Yo sabía que él tenía razón, pero aun así quería comprender mejor el asunto.

Finalmente, me levanté del sofá y le dije que quería profundizar en esa frase de Maya Angelou y en mis datos sobre el sentimiento de pertenencia. Su respuesta aún me hace reír:

—Ah, ya sé cómo va esto. ¿Quieres que compre algo de cena? Con gusto te haré llegar un poco de comida a tu madriguera. La última vez que te metiste en tu estudio para «profundizar» en algo que te rondaba, te pasaste allí dos años.

Conseguí la transcripción completa de aquella entrevista de Bill Moyers con Maya Angelou y leí por primera vez estos últimos comentarios:

MOYERS: ¿Siente que pertenece a algún lugar?

ANGELOU: Hasta ahora, no.

MOYERS: ¿Siente que encaja con alguien?

ANGELOU: Cada vez más. Conmigo misma, quiero decir. De lo cual me siento muy orgullosa. Me preocupa sobre todo cómo miro a Maya. Me gusta mucho Maya. Me gustan el humor y la valentía. Y cuando me sorprendo actuando de un modo que no... que no me satisface, entonces debo ocuparme de ello.[7]

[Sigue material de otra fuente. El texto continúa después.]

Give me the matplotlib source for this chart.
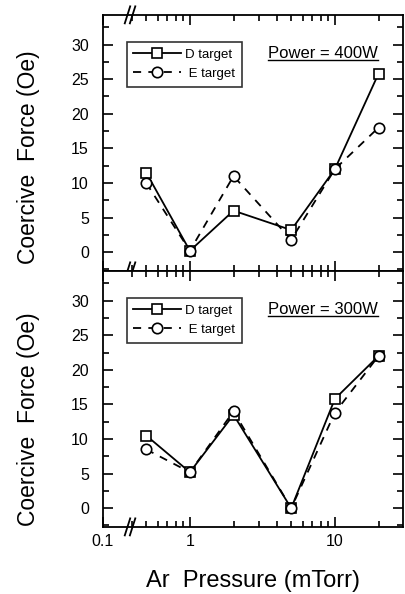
import numpy as np
import matplotlib
matplotlib.use("Agg")
import matplotlib.pyplot as plt
from matplotlib.ticker import FixedLocator, NullFormatter, FixedFormatter
from matplotlib.lines import Line2D

plt.rcParams['font.family'] = ['Liberation Sans', 'DejaVu Sans']

# Ar pressure (mTorr)
pressure = [0.5, 1, 2, 5, 10, 20]

# coercive force (Oe), power = 400W
d_400 = [11.5, 0.2, 6.0, 3.2, 12.0, 25.8]
e_400 = [10.0, 0.2, 11.0, 1.8, 12.0, 18.0]

# coercive force (Oe), power = 300W
d_300 = [10.5, 5.2, 13.5, 0.0, 15.8, 22.0]
e_300 = [8.5, 5.2, 14.0, 0.0, 13.8, 22.0]

panels = [("Power = 400W", d_400, e_400, 0.444), ("Power = 300W", d_300, e_300, 0.42)]

major_x = [0.1, 1, 10]
major_x_labels = ["0.1", "1", "10"]
minor_x = [0.4, 0.5, 0.6, 0.7, 0.8, 0.9, 2, 3, 4, 5, 6, 7, 8, 9, 20]

# broken log axis: below the break the decades are squeezed
lb = np.log10(0.385)
k = 0.317


def fwd(x):
    lx = np.log10(np.clip(np.asarray(x, dtype=float), 1e-6, None))
    return np.where(lx < lb, lb + (lx - lb) * k, lx)


def inv(u):
    u = np.asarray(u, dtype=float)
    return np.where(u < lb, 10 ** (lb + (u - lb) / k), 10 ** u)


fig, axes = plt.subplots(2, 1, figsize=(4.05, 5.94), dpi=100, sharex=True)
fig.subplots_adjust(left=0.254, right=0.995, bottom=0.113, top=0.975, hspace=0)

power_texts = []
for ax, (title, d, e, ylab_y) in zip(axes, panels):
    ax.set_xscale('function', functions=(fwd, inv))
    ax.plot(pressure, d, '-', color='black', lw=1.3, marker='s', ms=6.5,
            mfc='white', mec='black', mew=1.2, label='D target', zorder=3)
    ax.plot(pressure, e, '--', color='black', lw=1.3, marker='o', ms=7.5,
            mfc='white', mec='black', mew=1.2, label=' E target', dashes=(4.5, 4), zorder=4)
    ax.set_xlim(0.1, 29.5)
    ax.set_ylim(-2.7, 34.3)
    ax.set_yticks([0, 5, 10, 15, 20, 25, 30])
    ax.yaxis.set_minor_locator(FixedLocator([-2.5, 2.5, 7.5, 12.5, 17.5, 22.5, 27.5, 32.5]))
    ax.xaxis.set_major_locator(FixedLocator(major_x))
    ax.xaxis.set_minor_locator(FixedLocator(minor_x))
    ax.xaxis.set_minor_formatter(NullFormatter())
    ax.tick_params(which='both', direction='in', top=True, right=True, labelsize=11.5, width=1.2)
    ax.tick_params(axis='y', which='both', pad=10)
    ax.tick_params(which='major', length=7)
    ax.tick_params(which='minor', length=4)
    for sp in ax.spines.values():
        sp.set_linewidth(1.3)
    ax.set_ylabel("Coercive  Force (Oe)", fontsize=16.5)
    ax.yaxis.set_label_coords(-0.21, ylab_y)
    leg = ax.legend(loc='upper left', bbox_to_anchor=(0.08, 0.895), fontsize=9.5,
                    frameon=True, fancybox=False, handlelength=3.6, handletextpad=0.3,
                    borderpad=0.5, labelspacing=0.55, borderaxespad=0)
    leg.get_frame().set_edgecolor('black')
    leg.get_frame().set_linewidth(1.2)
    t = ax.text(0.917, 0.85, title, transform=ax.transAxes, ha='right', va='center', fontsize=12)
    power_texts.append(t)

axes[0].tick_params(labelbottom=False)
axes[1].xaxis.set_major_formatter(FixedFormatter(major_x_labels))
axes[1].tick_params(axis='x', which='major', pad=5)
axes[1].set_xlabel("Ar  Pressure (mTorr)", fontsize=17, labelpad=15)

# axis break marks
def break_marks(ax, y):
    h = 8.5 / ax.bbox.height
    for dx in (0.0, 0.017):
        x0 = 0.082 + dx
        ax.plot([x0 - 0.009, x0 + 0.009], [y - h, y + h], color='black',
                lw=1.3, transform=ax.transAxes, clip_on=False, zorder=5)

break_marks(axes[0], 1.0)
break_marks(axes[0], 0.0)
break_marks(axes[1], 0.0)

# underline the power labels
fig.canvas.draw()
for t in power_texts:
    bb = t.get_window_extent()
    y = bb.y0 + 1
    fig.add_artist(Line2D([bb.x0, bb.x1], [y, y], color='black', lw=1.0,
                          transform=None))

fig.savefig("out.png", dpi=100)
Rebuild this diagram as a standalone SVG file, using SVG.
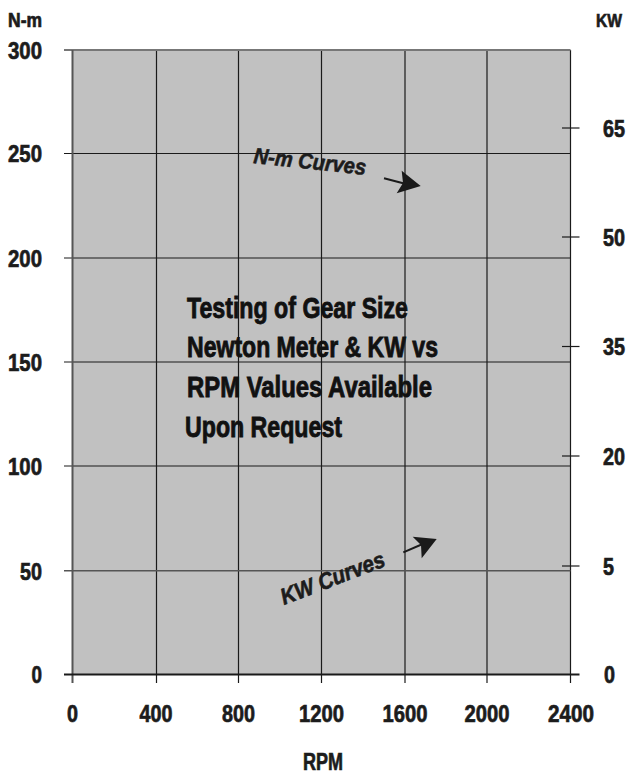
<svg xmlns="http://www.w3.org/2000/svg" width="629" height="776" viewBox="0 0 629 776">
<style>
.lbl{font-family:"Liberation Sans",Arial,sans-serif;font-weight:bold;font-size:24px;fill:#1c1c1c;stroke:#1c1c1c;stroke-width:0.7}
.ttl{font-family:"Liberation Sans",Arial,sans-serif;font-weight:bold;font-size:30px;fill:#111;stroke:#111;stroke-width:0.9}
.cur{font-family:"Liberation Sans",Arial,sans-serif;font-weight:bold;font-style:italic;font-size:22px;fill:#1c1c1c;stroke:#1c1c1c;stroke-width:0.6}
.g{stroke:#1a1a1a;stroke-width:1.2;fill:none}
.gg{stroke:#555;stroke-width:1.4;fill:none}
.tk{stroke:#1a1a1a;stroke-width:1.2}
</style>
<rect width="629" height="776" fill="#fff"/>
<g id="plot">
<rect x="72.5" y="50" width="498" height="624.5" fill="#c1c1c1"/>
<g id="grid-v">
<line class="g" x1="156.5" y1="50" x2="156.5" y2="683"/>
<line class="g" x1="238.5" y1="50" x2="238.5" y2="683"/>
<line class="g" x1="321.5" y1="50" x2="321.5" y2="683"/>
<line class="g" x1="405" y1="50" x2="405" y2="683"/>
<line class="g" x1="487" y1="50" x2="487" y2="683"/>
<line class="g" x1="570.5" y1="50" x2="570.5" y2="683"/>
</g>
<g id="grid-h">
<line class="g" x1="64" y1="153.5" x2="570.5" y2="153.5"/>
<line class="g" x1="64" y1="258" x2="570.5" y2="258"/>
<line class="g" x1="64" y1="362" x2="570.5" y2="362"/>
<line class="g" x1="64" y1="466" x2="570.5" y2="466"/>
<line class="gg" x1="64" y1="570.7" x2="570.5" y2="570.7"/>
</g>
<line x1="64" y1="50" x2="570.5" y2="50" stroke="#777" stroke-width="2"/>
<line x1="72.5" y1="50" x2="72.5" y2="683" stroke="#555" stroke-width="2"/>
<line x1="64" y1="674.5" x2="579.5" y2="674.5" stroke="#1a1a1a" stroke-width="1.8"/>
<g id="right-ticks">
<line class="tk" x1="562" y1="128" x2="579.5" y2="128"/>
<line class="tk" x1="562" y1="237" x2="579.5" y2="237" stroke="#555"/>
<line class="tk" x1="562" y1="346.5" x2="579.5" y2="346.5"/>
<line class="tk" x1="562" y1="456" x2="579.5" y2="456" stroke="#555"/>
<line class="tk" x1="562" y1="566" x2="579.5" y2="566" stroke="#555"/>
</g>
</g>
<g id="left-axis">
<text class="lbl" x="8" y="27" style="font-size:20px" textLength="34" lengthAdjust="spacingAndGlyphs">N-m</text>
<text class="lbl" x="42" y="59" text-anchor="end" textLength="34" lengthAdjust="spacingAndGlyphs">300</text>
<text class="lbl" x="42" y="162.3" text-anchor="end" textLength="34" lengthAdjust="spacingAndGlyphs">250</text>
<text class="lbl" x="42" y="266.8" text-anchor="end" textLength="34" lengthAdjust="spacingAndGlyphs">200</text>
<text class="lbl" x="42" y="370.8" text-anchor="end" textLength="34" lengthAdjust="spacingAndGlyphs">150</text>
<text class="lbl" x="42" y="474.8" text-anchor="end" textLength="34" lengthAdjust="spacingAndGlyphs">100</text>
<text class="lbl" x="42" y="579.5" text-anchor="end" textLength="22" lengthAdjust="spacingAndGlyphs">50</text>
<text class="lbl" x="42" y="683.3" text-anchor="end" textLength="10.5" lengthAdjust="spacingAndGlyphs">0</text>
</g>
<g id="right-axis">
<text class="lbl" x="596" y="27" style="font-size:19px" textLength="26" lengthAdjust="spacingAndGlyphs">KW</text>
<text class="lbl" x="603" y="136.5" textLength="22" lengthAdjust="spacingAndGlyphs">65</text>
<text class="lbl" x="603" y="245.5" textLength="22" lengthAdjust="spacingAndGlyphs">50</text>
<text class="lbl" x="603" y="355" textLength="22" lengthAdjust="spacingAndGlyphs">35</text>
<text class="lbl" x="603" y="464.5" textLength="22" lengthAdjust="spacingAndGlyphs">20</text>
<text class="lbl" x="603" y="574.5" textLength="11" lengthAdjust="spacingAndGlyphs">5</text>
<text class="lbl" x="604" y="683.3" textLength="11" lengthAdjust="spacingAndGlyphs">0</text>
</g>
<g id="bottom-axis">
<text class="lbl" x="72.5" y="721.7" text-anchor="middle" textLength="11" lengthAdjust="spacingAndGlyphs">0</text>
<text class="lbl" x="156" y="721.7" text-anchor="middle" textLength="33" lengthAdjust="spacingAndGlyphs">400</text>
<text class="lbl" x="238.5" y="721.7" text-anchor="middle" textLength="33" lengthAdjust="spacingAndGlyphs">800</text>
<text class="lbl" x="321.5" y="721.7" text-anchor="middle" textLength="45" lengthAdjust="spacingAndGlyphs">1200</text>
<text class="lbl" x="405" y="721.7" text-anchor="middle" textLength="45" lengthAdjust="spacingAndGlyphs">1600</text>
<text class="lbl" x="487" y="721.7" text-anchor="middle" textLength="45" lengthAdjust="spacingAndGlyphs">2000</text>
<text class="lbl" x="571" y="721.7" text-anchor="middle" textLength="46" lengthAdjust="spacingAndGlyphs">2400</text>
<text class="lbl" x="323" y="770" text-anchor="middle" textLength="40" lengthAdjust="spacingAndGlyphs">RPM</text>
</g>
<g id="note">
<text class="ttl" x="187" y="318" textLength="221" lengthAdjust="spacingAndGlyphs">Testing of Gear Size</text>
<text class="ttl" x="187" y="357" textLength="251" lengthAdjust="spacingAndGlyphs">Newton Meter &amp; KW vs</text>
<text class="ttl" x="187" y="397" textLength="245" lengthAdjust="spacingAndGlyphs">RPM Values Available</text>
<text class="ttl" x="185" y="437" textLength="157" lengthAdjust="spacingAndGlyphs">Upon Request</text>
</g>
<g id="nm-curves">
<text class="cur" transform="translate(253,163) rotate(6)" textLength="113" lengthAdjust="spacingAndGlyphs">N-m Curves</text>
</g>
<g id="kw-curves">
<text class="cur" style="font-size:23px" transform="translate(284,605) rotate(-21)" textLength="110" lengthAdjust="spacingAndGlyphs">KW Curves</text>
</g>
<g id="connectors" fill="#1a1a1a">
<line x1="384" y1="178.3" x2="406" y2="184" stroke="#1a1a1a" stroke-width="2"/>
<polygon points="401.7,170.7 420.7,186 396.7,193.3 403,183"/>
<line x1="403.3" y1="552.3" x2="425" y2="543" stroke="#1a1a1a" stroke-width="2"/>
<polygon points="412.7,536.7 436.7,539 421.7,558.3 421,545"/>
</g>
</svg>
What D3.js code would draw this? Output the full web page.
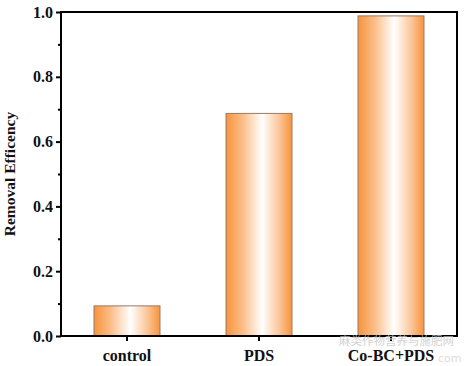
<!DOCTYPE html>
<html><head><meta charset="utf-8">
<script src="https://cdn.jsdelivr.net/npm/d3@7"></script>
<style>body{margin:0;background:#fff}svg{display:block}</style>
</head><body>
<svg id="c" width="464" height="366"></svg>
<script>
const categories = ["control", "PDS", "Co-BC+PDS"];
const values = [0.093, 0.687, 0.988];
const yTicks = [0.0, 0.2, 0.4, 0.6, 0.8, 1.0];
const yMinorTicks = [0.1, 0.3, 0.5, 0.7, 0.9];
const yLabel = "Removal Efficency";

const svg = d3.select("#c");
const L = 61, R = 457, T = 12, B = 336;
const x = d3.scaleBand().domain(categories).range([L, R]).paddingInner(0.5).paddingOuter(0.25);
const y = d3.scaleLinear().domain([0, 1]).range([B, T]);

const defs = svg.append("defs");
const g = defs.append("linearGradient").attr("id", "grad").attr("x1", "0%").attr("x2", "100%").attr("y1", "0%").attr("y2", "0%");
[[0, "#f7943c"], [0.25, "#fbbd88"], [0.55, "#ffffff"], [0.8, "#fcc79c"], [1, "#f7943c"]].forEach(([o, c]) =>
  g.append("stop").attr("offset", o).attr("stop-color", c));

svg.selectAll("rect.bar").data(values).enter().append("rect").attr("class", "bar")
  .attr("x", (d, i) => x(categories[i]))
  .attr("width", x.bandwidth())
  .attr("y", d => y(d))
  .attr("height", d => B - y(d))
  .attr("fill", "url(#grad)")
  .attr("stroke", "#9a7a66").attr("stroke-width", 1);

const font = "'Liberation Serif','Times New Roman',serif";

// frame
svg.append("rect").attr("x", L).attr("y", T).attr("width", R - L).attr("height", B - T)
  .attr("fill", "none").attr("stroke", "#000").attr("stroke-width", 2);

// y axis
const ya = svg.append("g").attr("transform", `translate(${L},0)`)
  .call(d3.axisLeft(y).tickValues(yTicks).tickFormat(d3.format(".1f")).tickSize(5).tickPadding(3));
ya.select(".domain").remove();
ya.selectAll(".tick line").attr("stroke-width", 2);
ya.selectAll("text").attr("font-family", font).attr("font-weight", "bold").attr("font-size", 16).attr("fill", "#111");
const ym = svg.append("g").attr("transform", `translate(${L},0)`)
  .call(d3.axisLeft(y).tickValues(yMinorTicks).tickFormat("").tickSize(3));
ym.select(".domain").remove();
ym.selectAll(".tick line").attr("stroke-width", 2);

// x axis
const xa = svg.append("g").attr("transform", `translate(0,${B})`)
  .call(d3.axisBottom(x).tickSize(5).tickPadding(9));
xa.select(".domain").remove();
xa.selectAll(".tick line").attr("stroke-width", 2);
xa.selectAll("text").attr("font-family", font).attr("font-weight", "bold").attr("font-size", 16).attr("fill", "#111");

svg.append("text").attr("transform", `translate(15,${(T + B) / 2}) rotate(-90)`)
  .attr("text-anchor", "middle").attr("font-family", font).attr("font-weight", "bold")
  .attr("font-size", 15.5).attr("fill", "#111").text(yLabel);

// watermark
svg.append("text").attr("x", 339).attr("y", 345).attr("font-family", "'Noto Sans CJK SC'")
  .attr("font-size", 11.5).attr("fill", "#c8c8c8").attr("opacity", 0.8).text("麻类作物营养与施肥网");
svg.append("text").attr("x", 438).attr("y", 362).attr("font-family", "'DejaVu Sans'")
  .attr("font-size", 11).attr("fill", "#d0d0d0").attr("opacity", 0.7).text("com");
</script>
</body></html>
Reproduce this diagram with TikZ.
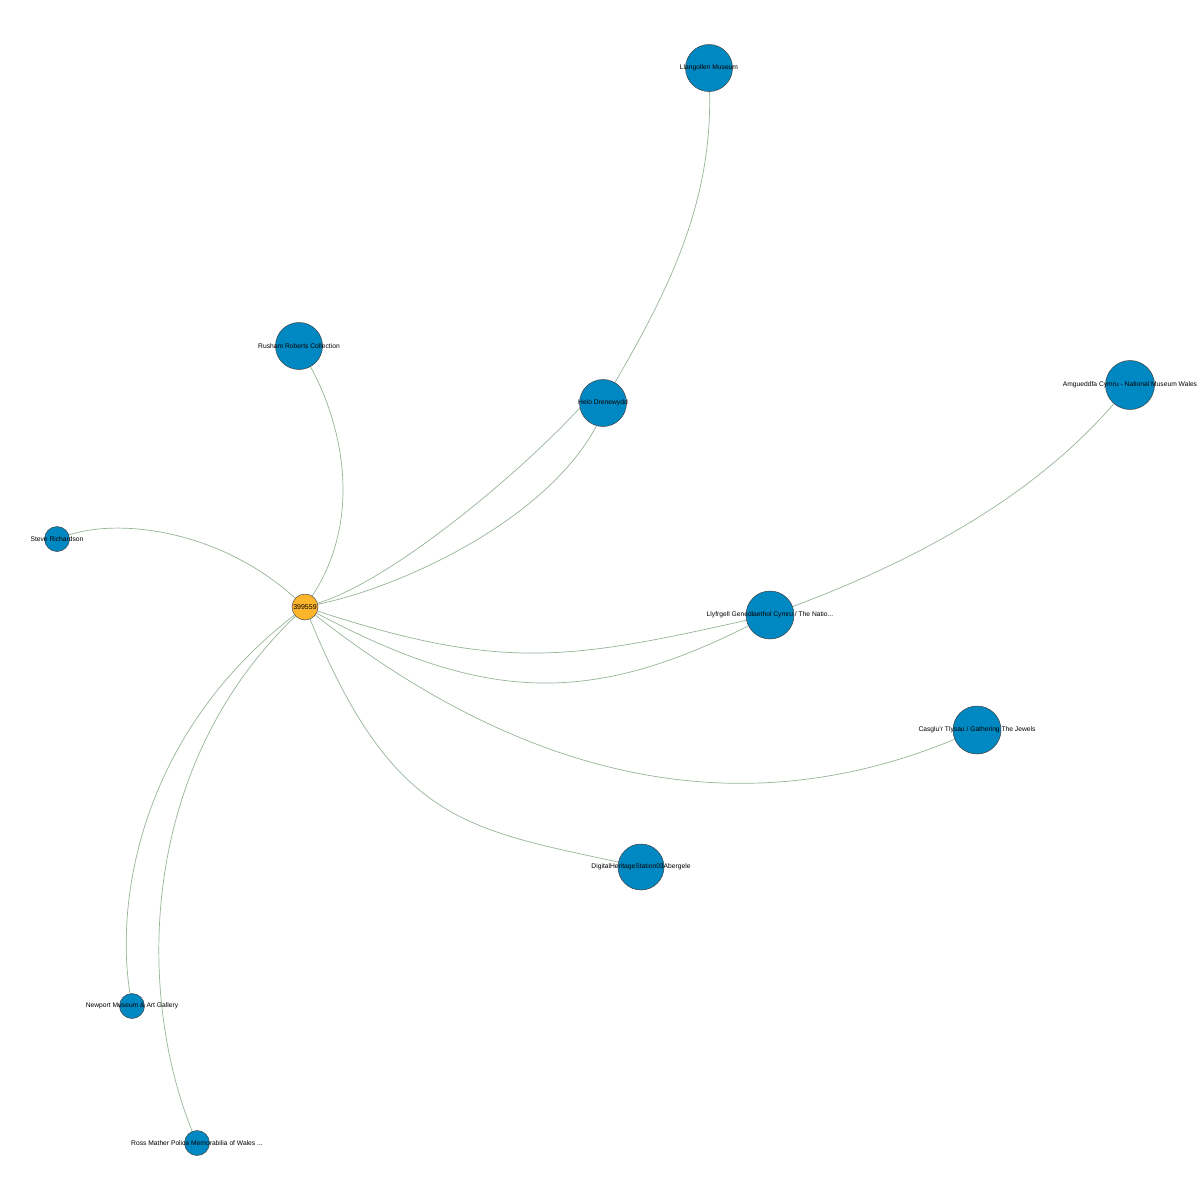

Alcé la vista después de leer estas líneas y pensé: «Maya no pertenece a ningún lugar; solo pertenece a Maya. Yo no pertenezco a ninguna parte, solo a mí misma. Ahora lo pillo. Aún no lo he conseguido del todo, pero al menos estoy en ello».

Esta vez el encierro en la madriguera para investigar se prolongó cuatro años. Revisé datos antiguos, recogí otros nuevos y empecé a desarrollar la Teoría del Verdadero Sentido de Pertenencia.

Descubrí que todavía tenía mucho que aprender sobre lo que de verdad quiere decir pertenecer.